Por Astarté.
León, España.
Las circunstancias de presión social en las que vivimos amenazan al
entero planeta con el fin de la poesía. Luego, si hablamos de las apariencias,
si por comodidad creemos que estamos a salvo con sólo tener el control del
estado del tiempo atmosférico, si es así, probablemente no hallaremos de nuevo
otro soneto en la canción que escuchamos al caer la lluvia. Por cierto,
actualmente, también la música es otra de las consecuencias de la conciencia
colectiva sometida a cuerdas mal tocadas. También ésta viene ya prefabricada y
se consume enlatada como casi todo lo demás. Sin embargo, a pesar de su
estridencia, no vivimos sin ella. Y hasta puede ser que esta música disonante y
abreviada sea otro de los tantos background-programs usados para
dominarnos; algo así como un sistema sonoro que controla nuestra capacidad auditiva (ésta, dicho sea
de paso, tarada, gracias a los altos decibelios emitidos a través de
alto-parlantes que dan voces de mando, aullidos feroces, truenos
discursivos...).
Es posible que el frenesí económico imperante haya roto la cadencia del
ritmo en la palabra. Y que, en cierto sentido, hablemos como las lombrices, que
no hablan, claro está. Solamente se arrastran, dejando, a veces, la huella de
su movimiento. ¿Comunicación? Las poderosas manos que desde las alturas dominan
la matrix, cubiertas con guantes de seda, nos han dado una tecnología
cada vez más sofisticada. Y la tecnología está dominando nuestros bolsillos,
calando en nuestros cerebros como sustancia nutriente. Y los titiriteros
invisibles, hacedores de la matrix-rectora de nuestra conducta social
(estos hacedores invisibles, por cierto, son los mismos que dan las
predicciones del tiempo atmosférico) nos han convencido de tener la necesidad
imperiosa de ser veloces como el rayo. Pues, sin velocidad, no hay tiempo. Y
sin velocidad no hay mundo. Así, la velocidad está dominando por completo la
potencia del verbo. Y la “inteligencia artificial”, fruto de la inteligencia
que construye violines, está yéndose por encima del auto-control de nuestras
emociones más simples. Así, preferimos “hablar” por whatsapp o por
cualquier tipo de medio telemático. Eso es más rápido y también más “inteligente”.
Y, ante todo, colma nuestra necesidad de sentirnos poderosos sobre aquellos que
perecen aún en la afanosa batalla de querer aún conversar. En fin, que
hablamos, pero conversamos cada día menos. Se está perdiendo la cadencia de las
ondas del sonido emitidos a través del cuerpo.
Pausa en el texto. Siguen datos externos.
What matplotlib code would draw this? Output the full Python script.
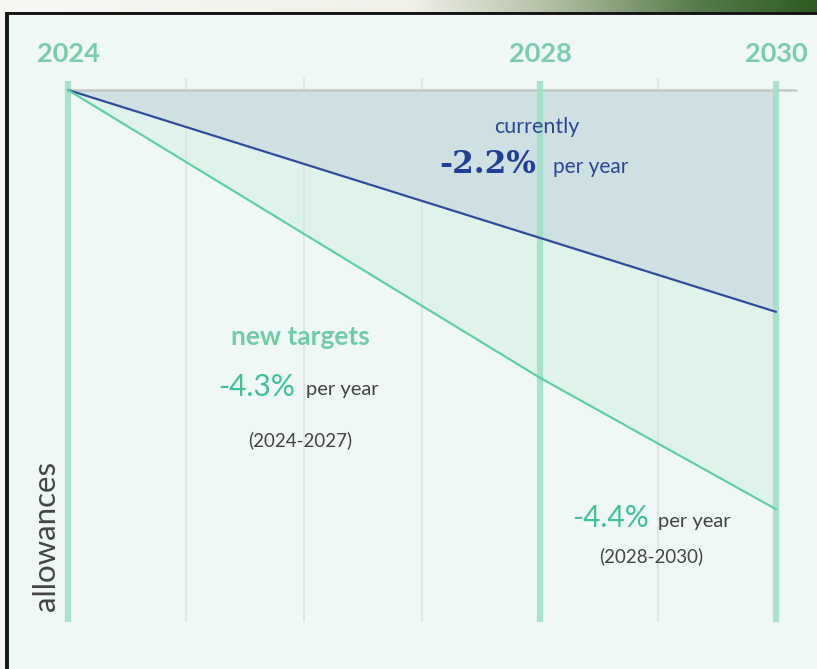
import numpy as np
import matplotlib
matplotlib.use("Agg")
import matplotlib.pyplot as plt
from matplotlib.patches import Rectangle
from matplotlib.colors import LinearSegmentedColormap

# ---------------- data ----------------
label_years = [2024, 2028, 2030]
grid_years = [2025, 2026, 2027, 2029]
current_years = [2024, 2030]
current_vals = [100, 58.3]          # currently -2.2% per year
new_years = [2024, 2028, 2030]
new_vals = [100, 45.9, 21.2]        # new targets -4.3% / -4.4% per year

# ---------------- geometry helpers (pixel -> data) ----------------
W, H = 817, 669
X0_PX, PX_PER_YEAR = 68, 118.0
Y0_PX, PX_PER_UNIT = 90, 5.32

def xd(px):
    return 2024 + (px - X0_PX) / PX_PER_YEAR

def yd(py):
    return 100 - (py - Y0_PX) / PX_PER_UNIT

fig = plt.figure(figsize=(W / 100, H / 100), dpi=100)
fig.patch.set_facecolor("#f4f4f2")

# top gradient strip
ax_s = fig.add_axes([0, 1 - 12 / H, 1, 12 / H])
grad = np.linspace(0, 1, 512).reshape(1, -1)
cmap = LinearSegmentedColormap.from_list(
    "strip", [(0, "#f7f7f4"), (0.5, "#f1f1ea"), (0.66, "#b9c4ab"),
              (0.86, "#55794a"), (1.0, "#2f5a22")])
ax_s.imshow(grad, aspect="auto", cmap=cmap, extent=[0, 1, 0, 1])
ax_s.set_axis_off()

# frame
frame = Rectangle((6.5 / W, -0.05), 1.2, (H - 13) / H + 0.05,
                  transform=fig.transFigure, facecolor="#f0f8f5",
                  edgecolor="#151515", lw=2.8)
frame.set_zorder(-10)
fig.patches.append(frame)

# main axes
left_px, right_px, top_px, bot_px = 20, 812, 40, 650
ax = fig.add_axes([left_px / W, (H - bot_px) / H,
                   (right_px - left_px) / W, (bot_px - top_px) / H])
ax.set_zorder(5)
ax.set_xlim(xd(left_px), xd(right_px))
ax.set_ylim(yd(bot_px), yd(top_px))
ax.set_axis_off()
ax.patch.set_alpha(0)

# fills
cur_on_new = np.interp(new_years, current_years, current_vals)
ax.fill_between(current_years, current_vals, [100, 100], color="#cfe0e3", lw=0, zorder=1)
ax.fill_between(new_years, new_vals, cur_on_new, color="#e0f3eb", lw=0, zorder=1)

# thin grid lines
ax.vlines(grid_years, 0, yd(78), color="#d9e2df", lw=1.1, zorder=2)
# top reference line
ax.hlines(100, 2024, xd(797), color="#c4c9c8", lw=1.8, zorder=2)
# thick year lines
ax.vlines(label_years, 0, yd(81), color="#9edfc6", lw=4.5, alpha=0.85, zorder=3)

# series lines
ax.plot(current_years, current_vals, color="#2f4c9c", lw=1.6, zorder=4,
        solid_capstyle="round")
ax.plot(new_years, new_vals, color="#5fd0a6", lw=1.6, zorder=4,
        solid_capstyle="round")

# year labels
for yr in label_years:
    ax.text(yr, yd(54), str(yr), ha="center", va="center",
            fontsize=19.5, color="#6cc9a2", family="Lato", fontweight="bold",
            alpha=0.9, zorder=5)

blue = "#2a4796"
ax.text(xd(537), yd(133), "currently", ha="center", va="baseline",
        fontsize=15.5, color=blue, family="Lato", zorder=5)
ax.text(xd(439), yd(173), "-2.2%", ha="left", va="baseline",
        fontsize=22.5, color="#203f98", family="DejaVu Serif", fontweight="bold", zorder=5)
ax.text(xd(553), yd(173), "per year", ha="left", va="baseline",
        fontsize=15, color=blue, family="Lato", zorder=5)

green = "#6fcca5"
green2 = "#3fc394"
gray = "#444444"
ax.text(xd(300), yd(345), "new targets", ha="center", va="baseline",
        fontsize=19, color=green, family="Lato", fontweight="bold", zorder=5)
ax.text(xd(218), yd(396), "-4.3%", ha="left", va="baseline",
        fontsize=21.5, color=green2, family="Lato", zorder=5)
ax.text(xd(306), yd(395), "per year", ha="left", va="baseline",
        fontsize=14.5, color=gray, family="Lato", zorder=5)
ax.text(xd(300), yd(446), "(2024-2027)", ha="center", va="baseline",
        fontsize=13.5, color=gray, family="Lato", zorder=5)

ax.text(xd(572), yd(527), "-4.4%", ha="left", va="baseline",
        fontsize=21.5, color=green2, family="Lato", zorder=5)
ax.text(xd(658), yd(527), "per year", ha="left", va="baseline",
        fontsize=14.5, color=gray, family="Lato", zorder=5)
ax.text(xd(651), yd(562), "(2028-2030)", ha="center", va="baseline",
        fontsize=13.5, color=gray, family="Lato", zorder=5)

ax.text(xd(46), yd(536), "allowances", ha="center", va="center", rotation=90,
        fontsize=22.5, color=gray, family="Lato", zorder=5)

fig.savefig("out.png", dpi=100)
Se está perdiendo el contacto
directo con lo más humano de nuestros sentidos. Se están posando símbolos raros
en lo que antes fuera creatividad artesana. Se están perdiendo las coordenadas
del carisma espiritual. Nos estamos perdiendo en la trama y la urdimbre
tejidas desde las alturas para que seamos más veloces y capaces y adaptables; para que entremos a formar parte activa de eso a lo que algún hombre de las cavernas, perdido a lo largo y ancho del planeta,
ha denominado “modernidad”.
Claro, siempre hay una salida. Y es que queda aún el camino de los poetas
locos. Esos que agarran la música con sus manos para darle la carencia al
ritmo. A fin de que no se pierda el sonido de la vieja lira. En contra de los
tejedores invisibles que dominan nuestra inteligencia y nuestra alma.